Humane National Committee
A popular quotation holds that “the definition of insanity is doing the same thing while expecting a different result.” Regardless of the literal truth of this assertion, it points to a worthwhile insight: reaching a different end may require using different means. This insight is what initiated, in 2010, the project to design the Humane National Committee and the zoocracy system of government. In particular, the team felt that achieving the unprecedented, revolutionary changes to which the organization had committed—such as universal animal emancipation, rights, and personhood—would require an organizational design and structure that was similarly revolutionary. This project is still not finished, but the progress that has been made so far—including development of numerous enabling concepts, such as animal peoplehood, and finalization of the overall design parameters for the HNC in 2018—provides an inspiring glimpse into the future of government.

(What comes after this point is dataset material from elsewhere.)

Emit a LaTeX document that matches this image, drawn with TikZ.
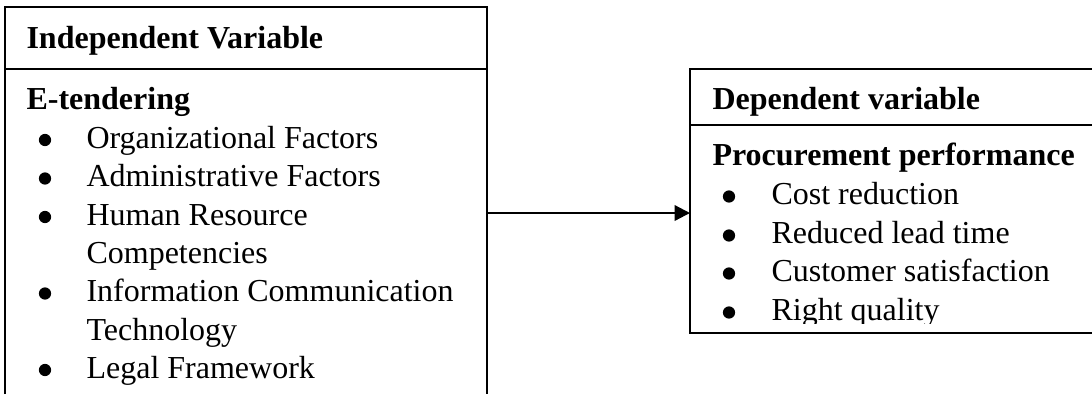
\documentclass[tikz,border=0pt]{standalone}
\usepackage{fontspec}
\setmainfont{Liberation Serif}
\usetikzlibrary{arrows.meta}
\begin{document}
\begin{tikzpicture}[x=0.375pt,y=-0.375pt,
  frame/.style={line width=0.85pt},
  txt/.style={anchor=base west, inner sep=0pt, font=\fontsize{12}{14.4}\selectfont},
  head/.style={anchor=base west, inner sep=0pt, font=\fontsize{12}{14.4}\selectfont\bfseries},
  dot/.style={circle, fill=black, draw=none, inner sep=0pt, minimum size=4.6pt}
]
\useasboundingbox (0,0) rectangle (1092,394);
% left box (open at the bottom)
\draw[frame] (5,394) -- (5,7) -- (487,7) -- (487,394);
\draw[frame] (5,69) -- (487,69);
\node[head] (ivh) at (26,48) {Independent Variable};
\node[head] (ivt) at (26,109) {E-tendering};
\node[dot] (b1) at (45,140) {};
\node[txt] (l1) at (86,148) {Organizational Factors};
\node[dot] (b2) at (45,178.5) {};
\node[txt] (l2) at (86,186.5) {Administrative Factors};
\node[dot] (b3) at (45,217) {};
\node[txt] (l3) at (86,225) {Human Resource};
\node[txt] (l3b) at (86,263) {Competencies};
\node[dot] (b4) at (45,293.5) {};
\node[txt] (l4) at (86,301.5) {Information Communication};
\node[txt] (l4b) at (86,340) {Technology};
\node[dot] (b5) at (45,370) {};
\node[txt] (l5) at (86,378) {Legal Framework};
% right box (open at the right)
\draw[frame] (1092,69) -- (690,69) -- (690,333) -- (1092,333);
\draw[frame] (690,125) -- (1092,125);
\begin{scope}
\clip (690,69) rectangle (1092,323);
\node[head] (dvh) at (712,109) {Dependent variable};
\node[head] (dvt) at (712,165) {Procurement performance};
\node[dot] (r1) at (729,196.5) {};
\node[txt] (p1) at (771,204) {Cost reduction};
\node[dot] (r2) at (729,235.5) {};
\node[txt] (p2) at (771,243) {Reduced lead time};
\node[dot] (r3) at (729,273.5) {};
\node[txt] (p3) at (771,281) {Customer satisfaction};
\node[dot] (r4) at (729,312.5) {};
\node[txt] (p4) at (771,320) {Right quality};
\end{scope}
% connector
\coordinate (la) at (487,213);
\coordinate (ra) at (690,213);
\draw[frame, -{Triangle[length=5.8pt,width=5.8pt]}] (la) -- (ra);
\end{tikzpicture}
\end{document}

Genocide Recognition, Reparations, and Reconciliation Act
When the Humane Party first undertook, in 2010, the project that eventually became known as the “Genocide Recognition, Reparations, and Reconciliation Act” provision (§15) of the HP platform, many of its provisions seemed obscure to many people. However, recent events, such as those in Charlottesville, Virginia, in 2017, have brought certain pieces of the GRRR provision to the forefront of national consciousness. Even many leading candidates in other political parties are now embracing at least portions of the GRRR—including candidates belonging to parties whose progenitors, such as Andrew Jackson and John Calhoun, are foremost among the slaveholders whose names and likenesses will be removed from public places of honor under the terms of this provision.
Tipping-Point Provision
The “lesser-of-evils” theory or “two-party” myth is an extremely powerful means whereby Democrat-Republicans intimidate voters into voting for their candidates, even when their candidates oppose the voters’ own values and interests. This myth is, by far and away, the top reason why the Democrat-Republicans have now enjoyed over 150 years of uninterrupted—and basically unchallenged—hegemony in the U.S. In 2014, the HP developed the Tipping-Point Provision, to neutralize the voter-intimidation function, putting the onus on other parties’ candidates either to accept or reject the support of HP voters with a simple stroke of the pen; to enable the establishment of abolitionist caucuses inside the other parties; and to facilitate coalition-building with abolitionist candidates in other parties, a process which has now begun in earnest as a result of the Vegan Political Focus Meeting between the Green Party Animal Rights Committee and the Humane Party earlier this year.
Veggie Pride Parade
In 2018, the HP’s grassroots-mobilization entity, called the Thunder Fund, assumed organization of the Veggie Pride Parade NYC. This annual event, which began in 2008, is the largest event of its kind in the region, featuring dozens of vegan speakers and exhibitors in Manhattan’s Union Square Park as well as a colorful array of costumed participants in the parade. Managing this event has opened up a new channel through which the message of compassion and kindness can be presented to the public in a fun and easily approachable way.
The Humane Party’s first decade has included some wonderful developments. After we have taken a moment to be grateful for the opportunity to participate in this movement, let us redouble our commitment to bringing about a brighter future for the country, the planet, and all—meaning, all—of its inhabitants.